Isso significa responsabilizar diretamente os criadores que idealizam e promovem desafios que atentam contra a integridade física e psicológica. Significa cobrar das plataformas digitais uma postura muito mais proativa e transparente na moderação desses conteúdos.
Seus algoritmos, desenhados para maximizar o tempo de tela e o engajamento, acabam por criar câmaras de eco que amplificam o perigo, transformando “brincadeiras” mortais em tendências globais em questão de horas.
As plataformas não são meros quadros de aviso; elas são arquitetas ativas do ambiente digital e devem ter deveres de cuidado compatíveis com seu poder e influência.
Projetos como o PL 4144/24, que tramita na Câmara e propõe responsabilizar provedores por conteúdos falsos e desinformação, apontam na direção correta ao exigir sistemas de verificação e rotulagem.
A discussão precisa avançar para incluir também a responsabilidade sobre conteúdos que, embora não necessariamente “falsos”, incitam comportamentos de alto risco. As boas práticas de moderação, que envolvem clareza nas regras, consistência na aplicação e direito à revisão, precisam ser a norma, não a exceção.
A morte desta criança em Brasília é uma ferida aberta na nossa sociedade conectada. Ela nos obriga a confrontar a complacência com que temos tratado os perigos do universo digital. A solução não virá de extremos – nem da censura que amordaça, nem da liberdade absoluta que abandona os vulneráveis à própria sorte.
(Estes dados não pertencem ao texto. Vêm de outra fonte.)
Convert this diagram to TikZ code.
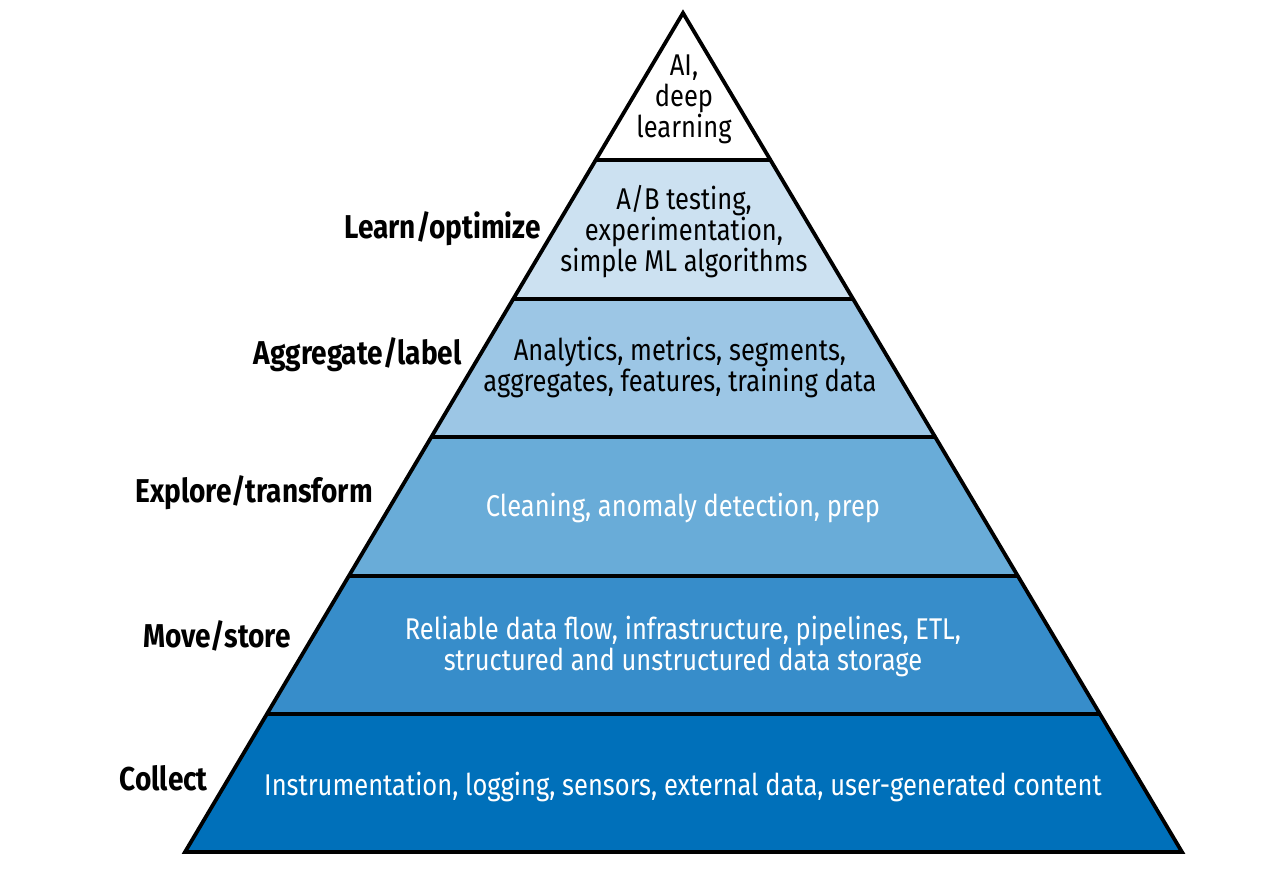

Ela reside no equilíbrio difícil, mas imprescindível, entre garantir a livre expressão e exigir responsabilidade de todos os atores envolvidos.
É hora de transformar a indignação em ação concreta, focada na proteção da vida e na responsabilização de quem transforma cliques em tragédias. Afinal, quantas vidas mais precisarão ser perdidas para que finalmente entendamos que a omissão também mata!